_The problem_: In the records below, tally every line containing "with". Report only the total.

-- Start Data provided --

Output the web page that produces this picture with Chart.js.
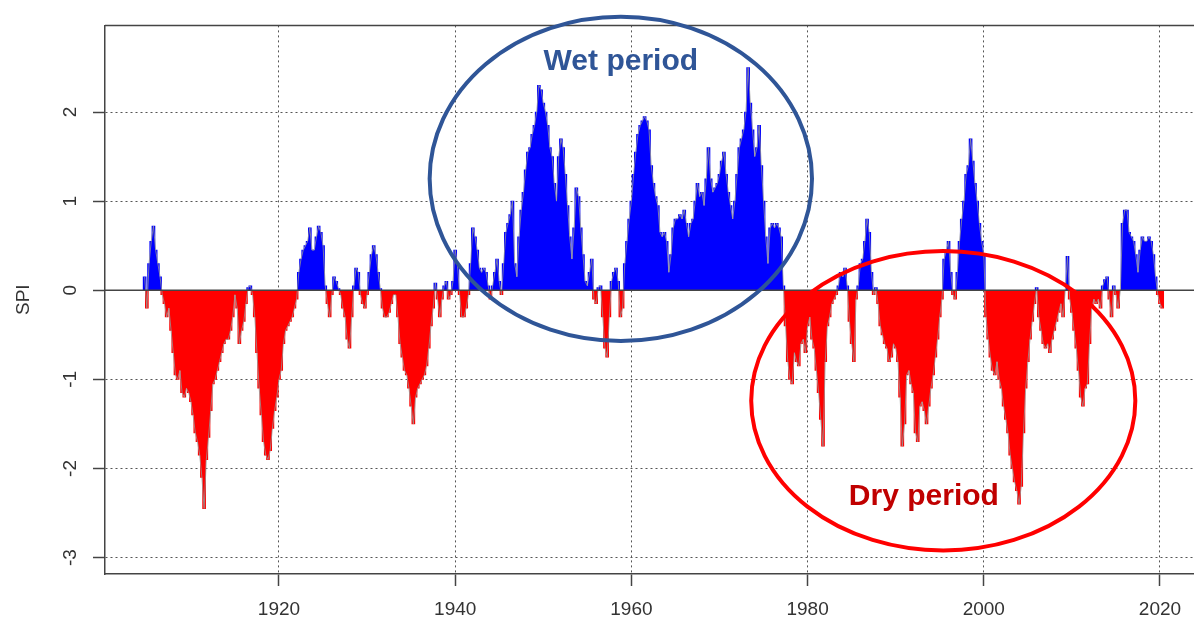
<!DOCTYPE html>
<html>
<head>
<meta charset="utf-8">
<title>SPI</title>
<script src="https://cdn.jsdelivr.net/npm/chart.js@4.4.0/dist/chart.umd.min.js"></script>
<style>
    html, body { margin: 0; padding: 0; background: #ffffff; overflow: hidden; }
    #wrap { position: relative; width: 1194px; height: 617px; }
</style>
</head>
<body>
<div id="wrap"><canvas id="spi-chart"></canvas></div>
<script>
// Quarterly SPI values, first value at startYear, one every stepYears
const startYear = 1904.75;
const stepYears = 0.25;
const spiValues = [
    0.15,
    -0.2, 0.3, 0.55, 0.72,        // 1905
    0.45, 0.3, 0.15, -0.05,
    -0.15, -0.3, -0.2, -0.45,
    -0.7, -0.95, -1.0, -0.9,
    -1.15, -1.2, -1.1, -1.15,
    -1.25, -1.4, -1.6, -1.7,      // 1910
    -1.85, -2.1, -2.45, -1.9,
    -1.65, -1.35, -1.05, -1.0,
    -0.9, -0.8, -0.7, -0.6,
    -0.55, -0.55, -0.45, -0.3,
    -0.05, -0.2, -0.6, -0.45,     // 1915
    -0.35, -0.15, 0.03, 0.05,
    -0.05, -0.3, -0.7, -1.1,
    -1.4, -1.7, -1.85, -1.9,
    -1.8, -1.55, -1.35, -1.2,
    -1.0, -0.9, -0.6, -0.45,      // 1920
    -0.4, -0.35, -0.3, -0.2,
    -0.1, 0.2, 0.35, 0.45,
    0.5, 0.55, 0.7, 0.45,
    0.45, 0.6, 0.72, 0.65,
    0.5, 0.05, -0.15, -0.3,       // 1925
    -0.05, 0.15, 0.1, 0.02,
    -0.05, -0.2, -0.3, -0.55,
    -0.65, -0.3, 0.05, 0.25,
    0.2, -0.05, -0.15, -0.2,
    -0.05, 0.2, 0.4, 0.5,         // 1930
    0.4, 0.2, 0.02, -0.2,
    -0.3, -0.3, -0.25, -0.15,
    -0.05, -0.05, -0.3, -0.6,
    -0.75, -0.9, -0.95, -1.1,
    -1.3, -1.5, -1.2, -1.1,       // 1935
    -1.05, -1.0, -0.95, -0.85,
    -0.65, -0.4, -0.2, 0.08,
    -0.1, -0.3, -0.1, 0.05,
    0.1, -0.1, -0.05, 0.1,
    0.45, 0.3, -0.05, -0.3,       // 1940
    -0.3, -0.2, -0.05, 0.3,
    0.7, 0.6, 0.45, 0.25,
    0.2, 0.25, 0.2, 0.05,
    -0.1, 0.05, 0.2, 0.35,
    0.1, -0.05, 0.3, 0.65,        // 1945
    0.75, 0.85, 1.0, 0.3,
    0.15, 0.6, 0.9, 1.1,
    1.35, 1.55, 1.6, 1.75,
    1.85, 2.0, 2.3, 2.25,
    2.1, 2.0, 1.85, 1.6,          // 1950
    1.5, 1.2, 1.0, 1.5,
    1.7, 1.6, 1.3, 0.95,
    0.6, 0.35, 0.7, 1.15,
    1.05, 0.7, 0.4, 0.1,
    0.05, 0.2, 0.35, -0.1,        // 1955
    -0.15, 0.03, 0.05, -0.3,
    -0.65, -0.75, -0.3, 0.1,
    0.2, 0.25, 0.1, -0.3,
    -0.2, 0.3, 0.55, 0.8,
    1.0, 1.3, 1.55, 1.75,         // 1960
    1.85, 1.9, 1.95, 1.9,
    1.8, 1.4, 1.2, 1.05,
    0.95, 0.65, 0.6, 0.65,
    0.55, 0.2, 0.4, 0.7,
    0.8, 0.8, 0.85, 0.8,          // 1965
    0.9, 0.75, 0.6, 0.75,
    0.8, 1.0, 1.2, 1.05,
    1.1, 0.95, 1.25, 1.6,
    1.25, 1.1, 1.15, 1.2,
    1.3, 1.45, 1.55, 1.3,         // 1970
    1.1, 0.95, 0.8, 1.0,
    1.3, 1.6, 1.7, 1.8,
    2.0, 2.5, 2.1, 1.8,
    1.5, 1.6, 1.85, 1.4,
    1.0, 0.6, 0.3, 0.7,           // 1975
    0.75, 0.7, 0.75, 0.7,
    0.6, 0.05, -0.4, -0.8,
    -1.0, -1.05, -0.7, -0.8,
    -0.85, -0.6, -0.55, -0.7,
    -0.4, -0.3, -0.55, -0.65,     // 1980
    -0.9, -1.15, -1.45, -1.75,
    -0.8, -0.4, -0.3, -0.15,
    -0.1, -0.05, 0.05, 0.2,
    0.15, 0.25, 0.05, -0.35,
    -0.6, -0.8, -0.1, 0.05,       // 1985
    0.3, 0.35, 0.55, 0.8,
    0.65, 0.2, -0.05, 0.03,
    -0.15, -0.4, -0.5, -0.6,
    -0.65, -0.8, -0.75, -0.6,
    -0.65, -0.8, -1.2, -1.75,     // 1990
    -1.5, -0.95, -0.9, -1.05,
    -1.15, -1.6, -1.7, -1.3,
    -1.25, -1.35, -1.5, -1.3,
    -1.1, -0.95, -0.75, -0.55,
    -0.3, -0.1, 0.35, 0.45,       // 1995
    0.55, 0.2, -0.05, -0.1,
    0.2, 0.55, 0.8, 1.0,
    1.3, 1.4, 1.7, 1.45,
    1.2, 1.0, 0.75, 0.55,
    0.4, -0.3, -0.55, -0.75,      // 2000
    -0.9, -0.95, -0.8, -1.0,
    -1.1, -1.3, -1.45, -1.6,
    -1.85, -2.0, -2.15, -2.25,
    -2.4, -2.2, -1.6, -1.1,
    -0.8, -0.55, -0.35, -0.15,    // 2005
    0.03, -0.3, -0.45, -0.6,
    -0.65, -0.6, -0.7, -0.55,
    -0.45, -0.35, -0.25, -0.15,
    -0.3, 0.0, 0.38, -0.1,
    -0.25, -0.45, -0.65, -0.9,    // 2010
    -1.2, -1.3, -1.1, -1.05,
    -0.6, -0.2, -0.1, -0.15,
    -0.1, -0.2, 0.05, 0.12,
    0.15, -0.1, -0.3, 0.05,
    -0.05, -0.2, 0.0, 0.75,       // 2015
    0.9, 0.9, 0.65, 0.6,
    0.55, 0.4, 0.2, 0.45,
    0.6, 0.55, 0.55, 0.6,
    0.55, 0.4, 0.15, -0.05,
    -0.15, -0.2                   // 2020
];
const xTickYears = [1920, 1940, 1960, 1980, 2000, 2020];
const yTickValues = [-3, -2, -1, 0, 1, 2];

// Ellipses marking the two periods, given in axis units
const periods = [
    { label: 'Wet period', year: 1958.8, spi: 1.25, halfYears: 21.7, halfSpi: 1.82,
      labelYear: 1958.8, labelSpi: 2.56, ringColor: '#2F5597', textColor: '#2F5597' },
    { label: 'Dry period', year: 1995.4, spi: -1.24, halfYears: 21.8, halfSpi: 1.68,
      labelYear: 1993.2, labelSpi: -2.32, ringColor: '#FF0000', textColor: '#C00000' }
];

const FONT = "'Liberation Sans', Arial, sans-serif";
const AXIS_GREY = '#444444';

document.addEventListener('DOMContentLoaded', function() {
    drawSpiChart();
});

/**
 * Zero line, top of the box and the period ellipses
 */
const periodsPlugin = {
    id: 'periods',
    afterDatasetsDraw(chart) {
        const ctx = chart.ctx;
        const area = chart.chartArea;
        const xs = chart.scales.x;
        const ys = chart.scales.y;

        ctx.save();
        ctx.strokeStyle = AXIS_GREY;
        ctx.lineWidth = 1.5;
        const y0 = ys.getPixelForValue(0);
        ctx.beginPath();
        ctx.moveTo(area.left, y0);
        ctx.lineTo(area.right, y0);
        ctx.moveTo(area.left, area.top);
        ctx.lineTo(area.right, area.top);
        ctx.stroke();

        periods.forEach(p => {
            const cx = xs.getPixelForValue(p.year);
            const cy = ys.getPixelForValue(p.spi);
            const rx = xs.getPixelForValue(p.year + p.halfYears) - cx;
            const ry = cy - ys.getPixelForValue(p.spi + p.halfSpi);
            ctx.beginPath();
            ctx.ellipse(cx, cy, rx, ry, 0, 0, Math.PI * 2);
            ctx.strokeStyle = p.ringColor;
            ctx.lineWidth = 4;
            ctx.stroke();

            ctx.fillStyle = p.textColor;
            ctx.font = 'bold 30px ' + FONT;
            ctx.textAlign = 'center';
            ctx.textBaseline = 'middle';
            ctx.fillText(p.label, xs.getPixelForValue(p.labelYear), ys.getPixelForValue(p.labelSpi));
        });
        ctx.restore();
    }
};

function drawSpiChart() {
    const ctx = document.getElementById('spi-chart');
    const points = spiValues.map((v, i) => ({ x: startYear + i * stepYears, y: v }));

    const gridOpts = {
        color: '#555555',
        lineWidth: 1,
        offset: false,
        drawTicks: true,
        tickLength: 12,
        tickColor: AXIS_GREY,
        tickWidth: 1.5,
        tickBorderDash: []
    };
    const borderOpts = { display: true, color: AXIS_GREY, width: 1.5, dash: [2, 3] };
    const tickFont = { family: FONT, size: 19 };

    new Chart(ctx, {
        type: 'bar',
        data: {
            datasets: [{
                type: 'line',
                data: points,
                borderColor: 'rgba(150, 150, 150, 0.8)',
                borderWidth: 1,
                pointRadius: 0,
                tension: 0,
                order: 0
            }, {
                data: points,
                backgroundColor: c => (c.parsed && c.parsed.y < 0) ? '#FF0000' : '#0000FF',
                borderWidth: 0,
                barThickness: 3,
                grouped: false,
                order: 1
            }]
        },
        options: {
            responsive: true,
            maintainAspectRatio: false,
            animation: false,
            layout: { padding: { top: 23, right: 0, bottom: 0, left: 0 } },
            plugins: {
                legend: { display: false },
                tooltip: { enabled: false }
            },
            scales: {
                x: {
                    type: 'linear',
                    offset: false,
                    min: 1900.25,
                    max: 2023.86,
                    afterBuildTicks: s => { s.ticks = xTickYears.map(v => ({ value: v })); },
                    afterFit: s => { s.height = 43; },
                    grid: gridOpts,
                    border: borderOpts,
                    ticks: {
                        color: '#333333',
                        font: tickFont,
                        padding: 12,
                        maxRotation: 0,
                        autoSkip: false,
                        callback: v => String(v)
                    }
                },
                y: {
                    min: -3.184,
                    max: 2.972,
                    afterBuildTicks: s => { s.ticks = yTickValues.map(v => ({ value: v })); },
                    afterFit: s => { s.width = 105; },
                    grid: gridOpts,
                    border: borderOpts,
                    ticks: {
                        color: '#333333',
                        font: tickFont,
                        padding: 14,
                        minRotation: 90,
                        maxRotation: 90,
                        crossAlign: 'center',
                        autoSkip: false,
                        callback: v => String(v)
                    },
                    title: {
                        display: true,
                        text: 'SPI',
                        color: '#333333',
                        font: tickFont,
                        padding: { top: 12, bottom: 0 }
                    }
                }
            }
        },
        plugins: [periodsPlugin]
    });
}
</script>
</body>
</html>
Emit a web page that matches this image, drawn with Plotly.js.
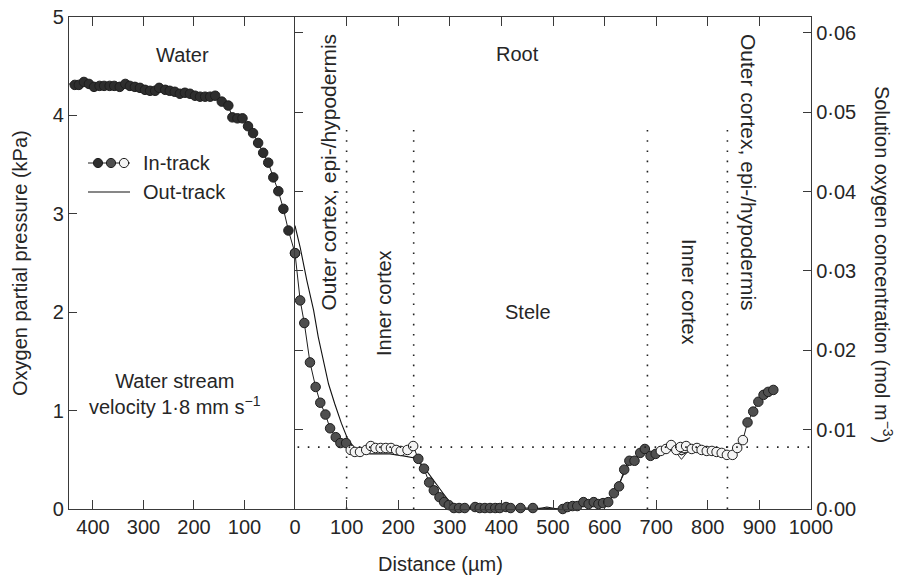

-- End Data provided --

_Final result_: 2